Write out the records beneath this line exactly as they appear, minus any images.

......

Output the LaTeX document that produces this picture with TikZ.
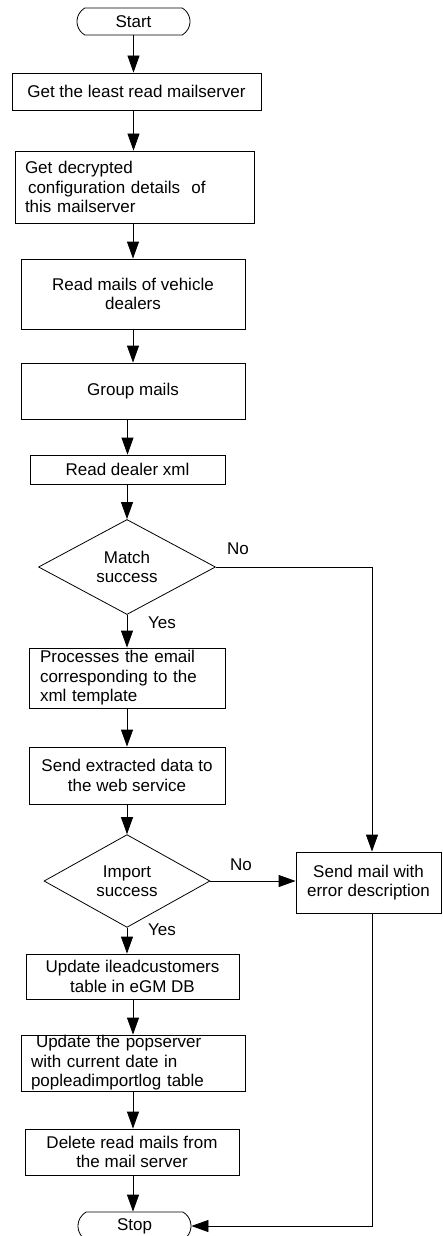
\documentclass[tikz,border=0pt]{standalone}
\usepackage{fontspec}
\setmainfont{Liberation Sans}
\usetikzlibrary{shapes.geometric,shapes.misc,arrows.meta}
\begin{document}
\begin{tikzpicture}[x=1pt,y=-1pt,
  font=\fontsize{17}{19.5}\selectfont,
  line width=0.8pt,
  box/.style={draw, rectangle, inner sep=0pt, align=center},
  lbox/.style={draw, rectangle, inner ysep=0pt, align=left},
  term/.style={draw, rounded rectangle, rounded rectangle arc length=120, minimum width=113pt, inner sep=0pt},
  dec/.style={draw, diamond, inner sep=0pt, align=center},
  arr/.style={-{Triangle[length=17pt,width=12pt]}},
  lab/.style={inner sep=0pt}
]
\useasboundingbox (0,0) rectangle (442,1236);
\clip (0,0) rectangle (442,1236);

\node[term, minimum height=27pt] (start) at (133.5,21.5) {Start};
\node[box, minimum width=249pt, minimum height=37pt] (b1) at (136.5,91.5) {Get the least read mailserver};
\node[lbox, inner xsep=10pt, text width=219pt, minimum height=72pt] (b2) at (134.5,187) {Get decrypted\\\hspace*{3pt}configuration details\ \ of\\this mailserver};
\node[box, minimum width=224pt, minimum height=70pt] (b3) at (133,294) {Read mails of vehicle\\dealers};
\node[box, minimum width=224pt, minimum height=56pt] (b4) at (133,391) {Group mails};
\node[box, minimum width=195pt, minimum height=29pt] (b5) at (127.5,469.5) {Read dealer xml};
\node[dec, minimum width=177pt, minimum height=95pt] (d1) at (127,567) {Match\\success};
\node[lbox, inner xsep=11pt, text width=174pt, minimum height=60pt] (b6) at (127,678) {Processes the email\\corresponding to the\\xml template};
\node[box, minimum width=196pt, minimum height=57pt] (b7) at (127,775.5) {Send extracted data to\\the web service};
\node[dec, minimum width=166pt, minimum height=84pt] (d2) at (127,881) {Import\\success};
\node[box, minimum width=145pt, minimum height=61pt] (b8) at (368.5,882.5) {Send mail with\\error description};
\node[box, minimum width=213pt, minimum height=45pt] (b9) at (132.5,976.5) {Update ileadcustomers\\table in eGM DB};
\node[lbox, inner xsep=10pt, text width=204pt, minimum height=56pt] (b10) at (133,1063) {\hspace*{5pt}Update the popserver\\with current date in\\popleadimportlog table};
\node[box, minimum width=214pt, minimum height=46pt] (b11) at (132,1152) {Delete read mails from\\the mail server};
\node[term, minimum height=28pt] (stop) at (134.5,1226) {Stop};

\coordinate (c1) at (372,567);
\coordinate (c2) at (372,1226);

\node[lab] (no1) at (238,549) {No};
\node[lab] (yes1) at (162,623) {Yes};
\node[lab] (no2) at (241,865) {No};
\node[lab] (yes2) at (162,930) {Yes};

\draw[arr] (start.south) -- (start.south |- b1.north);
\draw[arr] (b1.south -| start) -- (b2.north -| start);
\draw[arr] (b2.south -| b3) -- (b3.north);
\draw[arr] (b3.south) -- (b4.north);
\draw[arr] (b4.south -| b5) -- (b5.north);
\draw[arr] (b5.south -| d1) -- (d1.north);
\draw[arr] (d1.south) -- (b6.north);
\draw[arr] (b6.south) -- (b7.north);
\draw[arr] (b7.south) -- (d2.north);
\draw[arr] (d2.south) -- (b9.north -| d2);
\draw[arr] (b9.south -| b10) -- (b10.north);
\draw[arr] (b10.south) -- (b11.north -| b10);
\draw[arr] (b11.south -| b10) -- (stop.north -| b10);
\draw[arr] (d1.east) -- (c1) -- (c1 |- b8.north);
\draw[arr] (d2.east) -- (d2.east -| b8.west);
\draw[arr] (c1 |- b8.south) -- (c2) -- (stop.east);
\end{tikzpicture}
\end{document}
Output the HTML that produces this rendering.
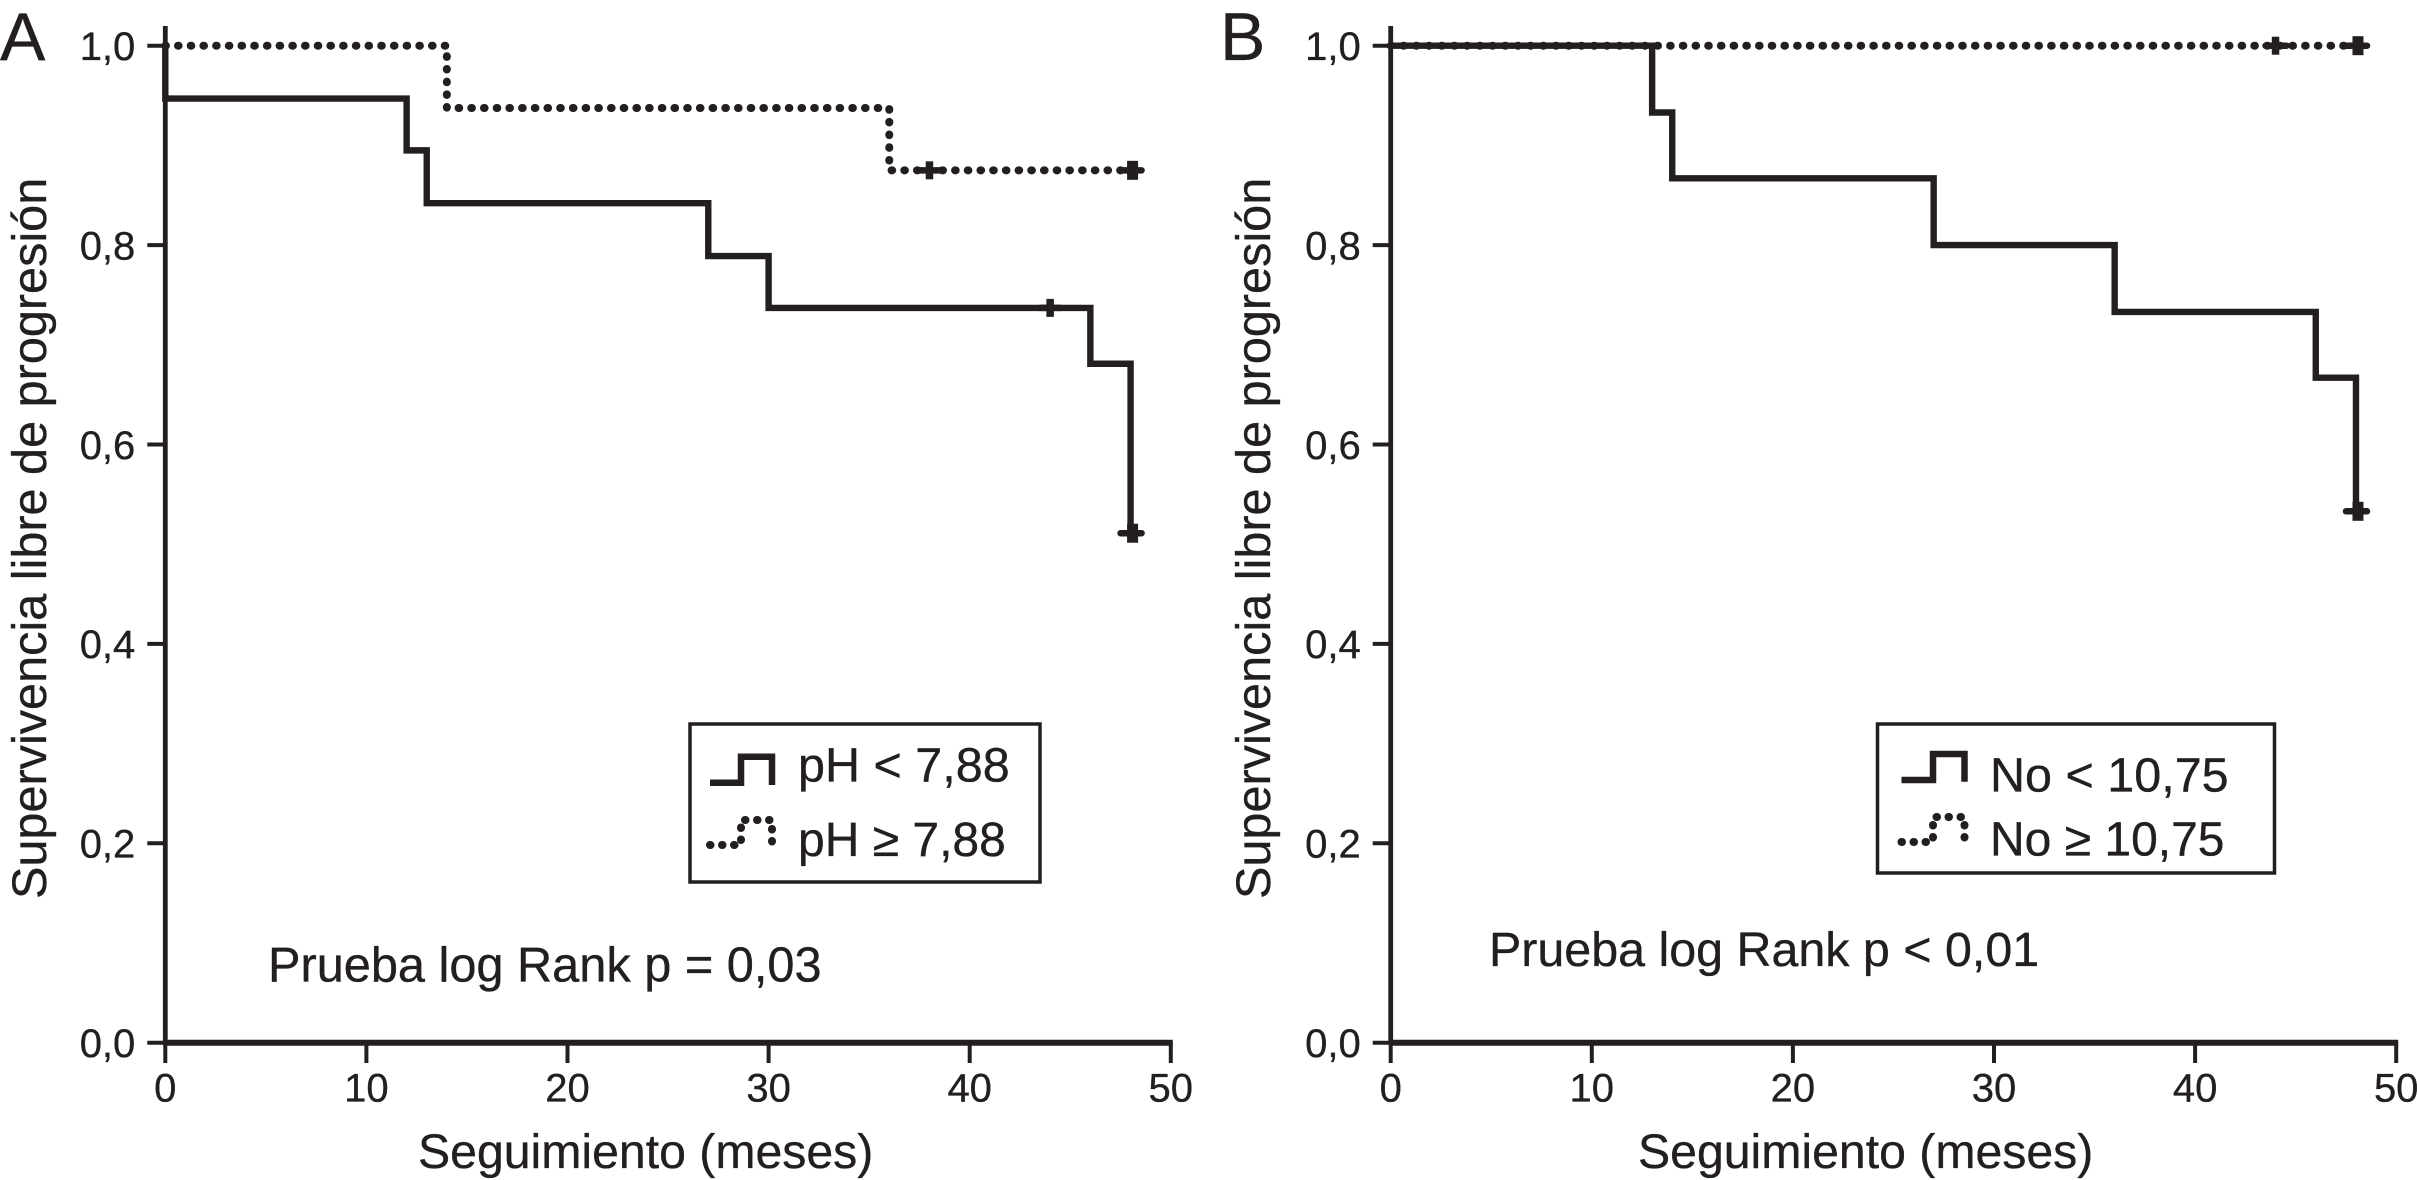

......

* Solution to the problem
Output the LaTeX document that produces this picture with TikZ.
\documentclass[tikz,border=0pt]{standalone}
\usepackage{fontspec}
\setmainfont{Liberation Sans}
\usetikzlibrary{shapes.geometric,shapes.misc,arrows.meta}
\begin{document}
\begin{tikzpicture}[x=1pt,y=-1pt,
  font=\fontsize{17}{19.5}\selectfont,
  line width=0.8pt,
  box/.style={draw, rectangle, inner sep=0pt, align=center},
  lbox/.style={draw, rectangle, inner ysep=0pt, align=left},
  term/.style={draw, rounded rectangle, rounded rectangle arc length=120, minimum width=113pt, inner sep=0pt},
  dec/.style={draw, diamond, inner sep=0pt, align=center},
  arr/.style={-{Triangle[length=17pt,width=12pt]}},
  lab/.style={inner sep=0pt}
]
\useasboundingbox (0,0) rectangle (442,1236);
\clip (0,0) rectangle (442,1236);

\node[term, minimum height=27pt] (start) at (133.5,21.5) {Start};
\node[box, minimum width=249pt, minimum height=37pt] (b1) at (136.5,91.5) {Get the least read mailserver};
\node[lbox, inner xsep=10pt, text width=219pt, minimum height=72pt] (b2) at (134.5,187) {Get decrypted\\\hspace*{3pt}configuration details\ \ of\\this mailserver};
\node[box, minimum width=224pt, minimum height=70pt] (b3) at (133,294) {Read mails of vehicle\\dealers};
\node[box, minimum width=224pt, minimum height=56pt] (b4) at (133,391) {Group mails};
\node[box, minimum width=195pt, minimum height=29pt] (b5) at (127.5,469.5) {Read dealer xml};
\node[dec, minimum width=177pt, minimum height=95pt] (d1) at (127,567) {Match\\success};
\node[lbox, inner xsep=11pt, text width=174pt, minimum height=60pt] (b6) at (127,678) {Processes the email\\corresponding to the\\xml template};
\node[box, minimum width=196pt, minimum height=57pt] (b7) at (127,775.5) {Send extracted data to\\the web service};
\node[dec, minimum width=166pt, minimum height=84pt] (d2) at (127,881) {Import\\success};
\node[box, minimum width=145pt, minimum height=61pt] (b8) at (368.5,882.5) {Send mail with\\error description};
\node[box, minimum width=213pt, minimum height=45pt] (b9) at (132.5,976.5) {Update ileadcustomers\\table in eGM DB};
\node[lbox, inner xsep=10pt, text width=204pt, minimum height=56pt] (b10) at (133,1063) {\hspace*{5pt}Update the popserver\\with current date in\\popleadimportlog table};
\node[box, minimum width=214pt, minimum height=46pt] (b11) at (132,1152) {Delete read mails from\\the mail server};
\node[term, minimum height=28pt] (stop) at (134.5,1226) {Stop};

\coordinate (c1) at (372,567);
\coordinate (c2) at (372,1226);

\node[lab] (no1) at (238,549) {No};
\node[lab] (yes1) at (162,623) {Yes};
\node[lab] (no2) at (241,865) {No};
\node[lab] (yes2) at (162,930) {Yes};

\draw[arr] (start.south) -- (start.south |- b1.north);
\draw[arr] (b1.south -| start) -- (b2.north -| start);
\draw[arr] (b2.south -| b3) -- (b3.north);
\draw[arr] (b3.south) -- (b4.north);
\draw[arr] (b4.south -| b5) -- (b5.north);
\draw[arr] (b5.south -| d1) -- (d1.north);
\draw[arr] (d1.south) -- (b6.north);
\draw[arr] (b6.south) -- (b7.north);
\draw[arr] (b7.south) -- (d2.north);
\draw[arr] (d2.south) -- (b9.north -| d2);
\draw[arr] (b9.south -| b10) -- (b10.north);
\draw[arr] (b10.south) -- (b11.north -| b10);
\draw[arr] (b11.south -| b10) -- (stop.north -| b10);
\draw[arr] (d1.east) -- (c1) -- (c1 |- b8.north);
\draw[arr] (d2.east) -- (d2.east -| b8.west);
\draw[arr] (c1 |- b8.south) -- (c2) -- (stop.east);
\end{tikzpicture}
\end{document}
Output the HTML that produces this rendering.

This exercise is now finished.